Return the drained rice to a medium-sized saucepan with 3 ¼ cups of the whole milk, 1 tablespoon of the sugar and a pinch of salt. Using a small, sharp knife split the vanilla bean down the center and scrape out all of the seeds. Add both the seeds and the pod to the other ingredients in the saucepan. Bring it just up to the boil and then immediately turn the heat down to very low and, placing a cover atop the saucepan but leaving it ajar, allow the pudding to simmer, stirring often, for 30 to 35 minutes or until the rice has absorbed almost all of the liquid. The rice should be very soft almost melting in the mouth. It should not be al dente. The pudding should be creamy, neither runny nor dry. Add the raisins and the rum about 10 minutes before the end of the cooking. Add more milk if the rice becomes too thick and gluey rather than smooth and creamy and heat through.

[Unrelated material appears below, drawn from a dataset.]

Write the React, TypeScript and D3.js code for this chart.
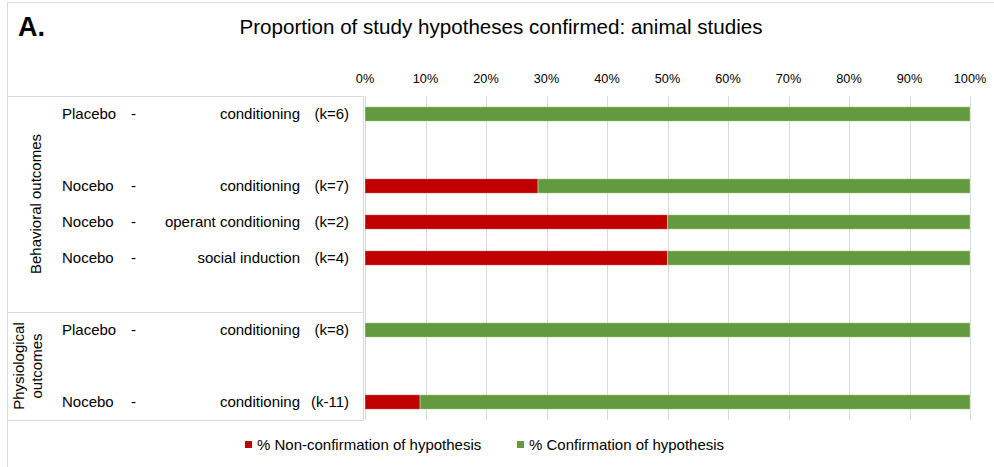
import React from "react";
import * as d3 from "d3";

// ---- data ----
const rowKeys = ["r1", "g1", "r2", "r3", "r4", "g2", "r5", "g3", "r6"];
const conditions = ["Placebo", "", "Nocebo", "Nocebo", "Nocebo", "", "Placebo", "", "Nocebo"];
const methods = ["conditioning", "", "conditioning", "operant conditioning", "social induction", "", "conditioning", "", "conditioning"];
const kLabels = ["(k=6)", "", "(k=7)", "(k=2)", "(k=4)", "", "(k=8)", "", "(k-11)"];
const nonConfirmation: (number | null)[] = [0, null, 28.6, 50, 50, null, 0, null, 9.1];
const confirmation: (number | null)[] = [100, null, 71.4, 50, 50, null, 100, null, 90.9];
const xTicks = [0, 10, 20, 30, 40, 50, 60, 70, 80, 90, 100];
const seriesNames = ["% Non-confirmation of hypothesis", "% Confirmation of hypothesis"];
const seriesColors = ["#C00000", "#639A3F"];
const title = "Proportion of study hypotheses confirmed: animal studies";
const panelLabel = "A.";

const FONT = "'Liberation Sans', Arial, Helvetica, sans-serif";

export default function App() {
  const W = 994, H = 467;
  const x = d3.scaleLinear().domain([0, 100]).range([365, 970]);
  const y = d3.scaleBand().domain(rowKeys).range([96, 420]).paddingInner(0.6).paddingOuter(0.3);
  const bw = y.bandwidth();
  const stepTop = (k: string) => (y(k) as number) - (y.step() * y.paddingInner()) / 2;

  const table = rowKeys.map((k, i) => ({ key: k, non: nonConfirmation[i] ?? 0, conf: confirmation[i] ?? 0, has: nonConfirmation[i] !== null }));
  const stack = d3.stack<any>().keys(["non", "conf"])(table);

  const boxLeft = 7, boxRight = 363;
  const groupSplit = stepTop("r5");
  const grid = "#D9D9D9";

  return (
    <svg width={W} height={H} style={{ position: "absolute", left: 0, top: 0, background: "#fff" }} fontFamily={FONT}>
      <rect x={0} y={0} width={W} height={H} fill="#fff" />
      {/* outer frame */}
      <line x1={7} x2={W} y1={2.5} y2={2.5} stroke={grid} />
      <line x1={7.5} x2={7.5} y1={2} y2={H} stroke={grid} />

      <text x={18} y={36} fontSize={27} fontWeight="bold" fill="#000">{panelLabel}</text>
      <text x={501} y={34} fontSize={20.6} textAnchor="middle" fill="#000">{title}</text>

      {/* gridlines */}
      {xTicks.map((t) => (
        <line key={"g" + t} x1={Math.round(x(t)) + 0.5} x2={Math.round(x(t)) + 0.5} y1={96} y2={420} stroke={grid} />
      ))}
      {xTicks.map((t) => (
        <text key={"t" + t} x={x(t)} y={83} fontSize={12.7} textAnchor="middle" fill="#000">{t + "%"}</text>
      ))}

      {/* label box */}
      <line x1={boxLeft} x2={boxRight} y1={96.5} y2={96.5} stroke={grid} />
      <line x1={boxLeft} x2={boxRight} y1={Math.round(groupSplit) + 0.5} y2={Math.round(groupSplit) + 0.5} stroke={grid} />
      <line x1={boxLeft} x2={boxRight} y1={420.5} y2={420.5} stroke={grid} />
      <line x1={boxRight + 0.5} x2={boxRight + 0.5} y1={96} y2={421} stroke={grid} />

      {/* group labels */}
      <text transform={`translate(41,${(96 + groupSplit) / 2}) rotate(-90)`} fontSize={15} textAnchor="middle" fill="#000">Behavioral outcomes</text>
      <text transform={`translate(24,${(groupSplit + 420) / 2}) rotate(-90)`} fontSize={15} textAnchor="middle" fill="#000">Physiological</text>
      <text transform={`translate(42,${(groupSplit + 420) / 2}) rotate(-90)`} fontSize={15} textAnchor="middle" fill="#000">outcomes</text>

      {/* row labels */}
      {rowKeys.map((k, i) => {
        if (!conditions[i]) return null;
        const cy = (y(k) as number) + bw / 2 + 5;
        return (
          <g key={"l" + k} fontSize={15} fill="#000">
            <text x={62} y={cy}>{conditions[i]}</text>
            <text x={131} y={cy}>-</text>
            <text x={300} y={cy} textAnchor="end">{methods[i]}</text>
            <text x={349} y={cy} textAnchor="end">{kLabels[i]}</text>
          </g>
        );
      })}

      {/* bars */}
      {stack.map((s, si) => (
        <g key={"s" + si} fill={seriesColors[si]}>
          {s.map((d: any) => {
            if (!d.data.has) return null;
            const w = x(d[1]) - x(d[0]);
            if (w <= 0) return null;
            return (
              <rect key={d.data.key} x={x(d[0])} y={y(d.data.key)} width={w} height={bw}
                stroke="#ffffff" strokeOpacity={0.45} strokeWidth={0.8} />
            );
          })}
        </g>
      ))}

      {/* legend */}
      <rect x={245} y={441} width={7} height={7} fill={seriesColors[0]} />
      <text x={257} y={450} fontSize={15} fill="#000">{seriesNames[0]}</text>
      <rect x={517} y={441} width={7} height={7} fill={seriesColors[1]} />
      <text x={529} y={450} fontSize={15} fill="#000">{seriesNames[1]}</text>
    </svg>
  );
}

Remove the saucepan from the heat and remove and discard the vanilla bean pod. Stir in the tablespoon of butter and only half of the remaining sugar. Taste and add as much of the remaining sugar until desired sweetness. Spoon into individual serving dishes, glasses or bowls.
The riz au lait is best eaten warm. If refrigerated, simply reheat for a very short amount of time in a microwave.